(SurvivalDaily.com) – Canning food is an essential part of being a prepper. This is especially true if you live somewhere with seasonal changes. Canning your food is very important in a region that sees harsh winters. You don’t have the ability to grow food year-round, so you need to store it while you can.
What You Need
Having the right tools is the first step to successful canning. There are several types of canning tools. Some of the best, but also potentially the most dangerous are pressure canners. As a bonus though, these canners can also be used for hot water bath canning. You’ll also need containers like jars with lids and rings or seals.
Low-acid foods such as vegetables, poultry, fish, and meats require the use of a pressure canner. They need to be processed at a temperature of at least 240ºF to ensure that all bacteria are killed.
High-acid foods need to be processed with a water-bath canner. Fruits, tomatoes, sauces, and pickles are some examples of these high-acid foods. These only require the water to be at its boiling point of 212ºF.
What to Do
Always make sure your food and tools are clean before starting the canning process. This eliminates cross-contamination, while also preventing bacteria growth. Be sure to wash your hands thoroughly throughout the process for the same effect. Don’t go hog wild at first. It’s not only okay to start small; it’s recommended. Follow safe canning practices such as:
- Cook with quality pots. A saucepan may boil over and cause inadequate coverage of your jars.
- Always use new lids when canning.
- Your water should be at a rolling boil before you start your bath time. (Water Bath method)
- Your processing timer should only be started after you’ve released pressure to reach the desired pressure. (Pressure Canner)
- Use a rack when setting jars, to avoid breaking the jar and to ensure proper water circulation.
- Label and date everything you can. Keep track of everything to ensure a proper shelf life.
Start by following the recipe and processing directions. Heat the jar either in the water-bath or pressure cooker/canner. Put the food in, leaving the correct amount of headspace. Remove any trapped air by using a non-metallic spatula and sliding it between the jar and food. Press the food lightly to remove any air as well; do this repeatedly around the circumference of the jar.
Clean the rim and threads of the jar using a damp cloth. Take your heated lid and center it on the jar, tighten evenly until you feel resistance. No more than fingertip-tight. After processing the food and jars remove them with a jar lifter. Place them onto a rack to cool, never re-tighten or check for a seal while the jars are hot.
After 24 hours check to see if the lids curve downward. This shows that there is a good seal on the jar. Press the center of the lid to make sure there is no flex. Unsealed jars can be re-processed or refrigerated. Remove the bands and wash them with warm soapy water, then dry them off and store them for later. Wipe your jars down with a clean damp cloth and then dry them off. Your jar is ready to be stored!
Storing Your Canned Goods
Storing your canned goods is simple. You just need to find a cool, dry, and dark place; basements and cellars are great places to store canned goods. The best, safest method is to store your canned goods in a single layer, rather than stacking them. This way, you can be sure that your jar is sealed from canning, and not just held down by the jar on top of it. Be sure to label and date every jar. Making sure to replace any that are close to expiration. For the best results eat your canned goods within one year of canning. The ability to store food that you grow yourself for a year is tremendously helpful when you’re trying to survive.
Other Things to Consider
When canning there are things to take into consideration. Altitude is a big thing to be concerned about because higher altitudes make for lower boiling points, which will affect your process.

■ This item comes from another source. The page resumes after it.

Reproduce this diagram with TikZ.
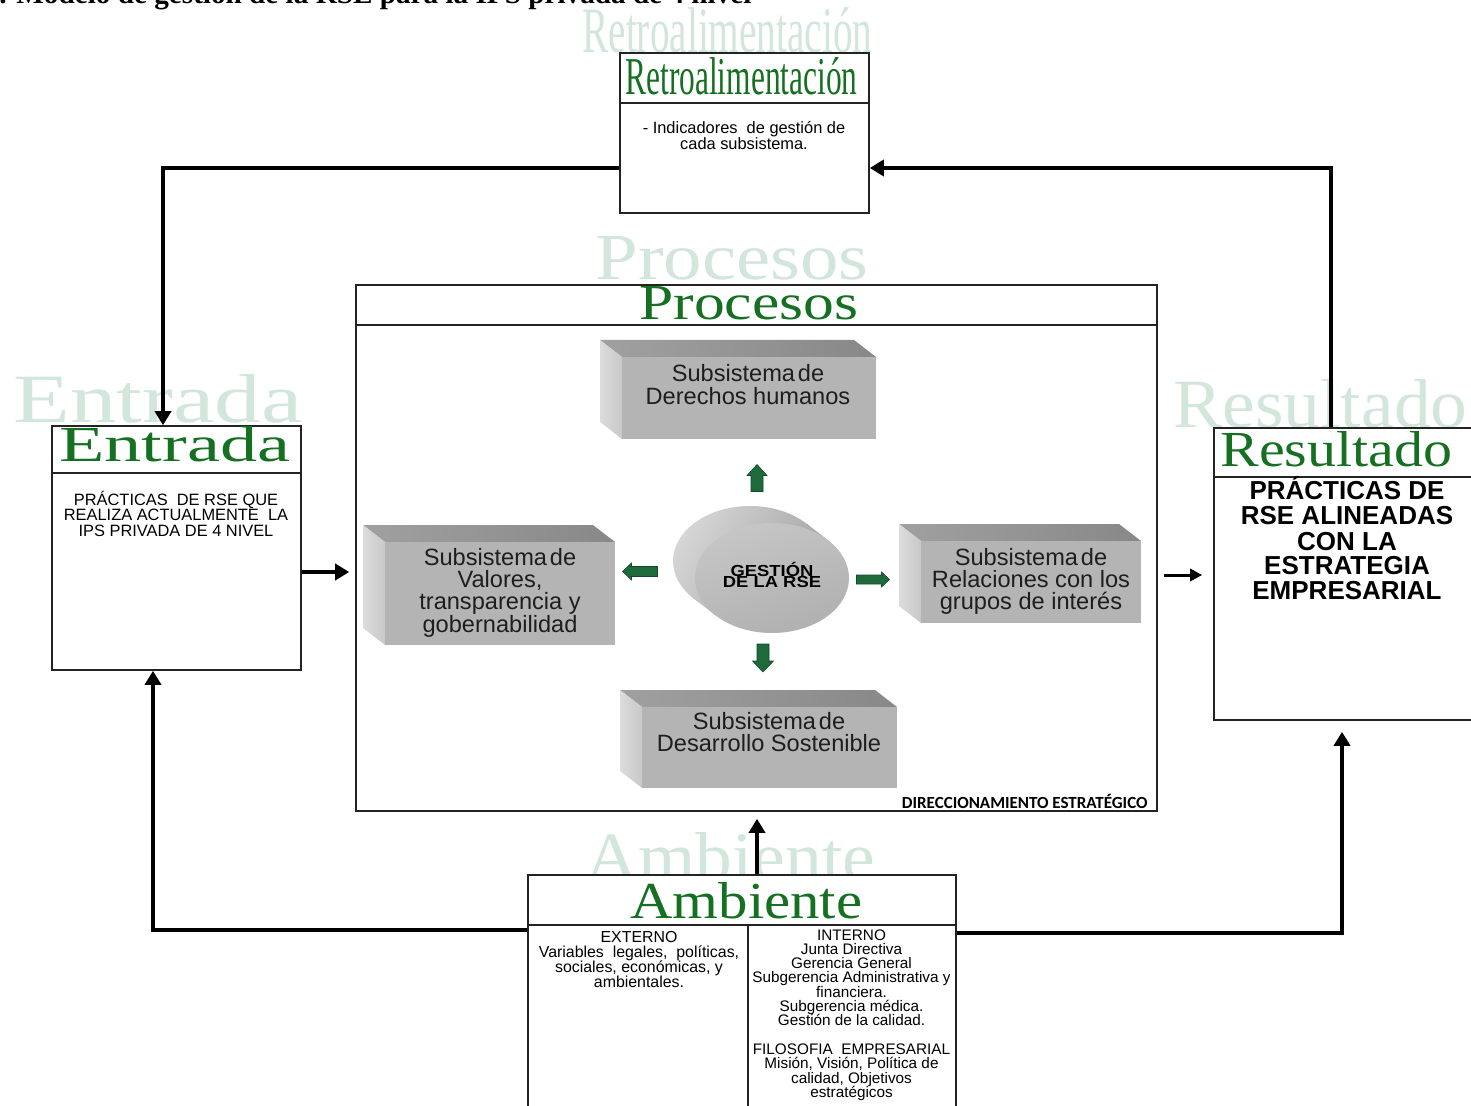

If you have doubts about whether a food is good or not, just throw it away. It’s not worth the risk of getting sick. Foodborne botulism is potentially fatal, and while it’s rare, it is a very real possibility.
Botulism caused by the bacterium Clostridium botulinum can cause paralytic illness. Vision problems such as blurred vision, double vision or drooping eyelids, along with difficulty swallowing, dry mouth, muscle weakness, and slurred speech may be experienced by victims of the bacteria. Left untreated, the illness can cause paralysis in the arms, legs, torso, and muscles that control breathing. Warning signs of Botulism in food are:
- Cans that bulge, leak, or are dented.
- Cracked jars, or jars with loose or bulging lids.
- Food has a bad odor.
- Containers that gush or squirt fluid out when opened.
Thankfully, botulism can be prevented by knowing the warning signs, and good hygienic practices.
Canning is a great skill to have, and your life may even depend on it one day. The best part is, you can do it with or without electricity, if need be, and done as a group, it can be a great social project and one by which you can share and trade items. The more survival skills you have, the better off you’ll be if and when SHTF. Just remember to always be safe and follow the process.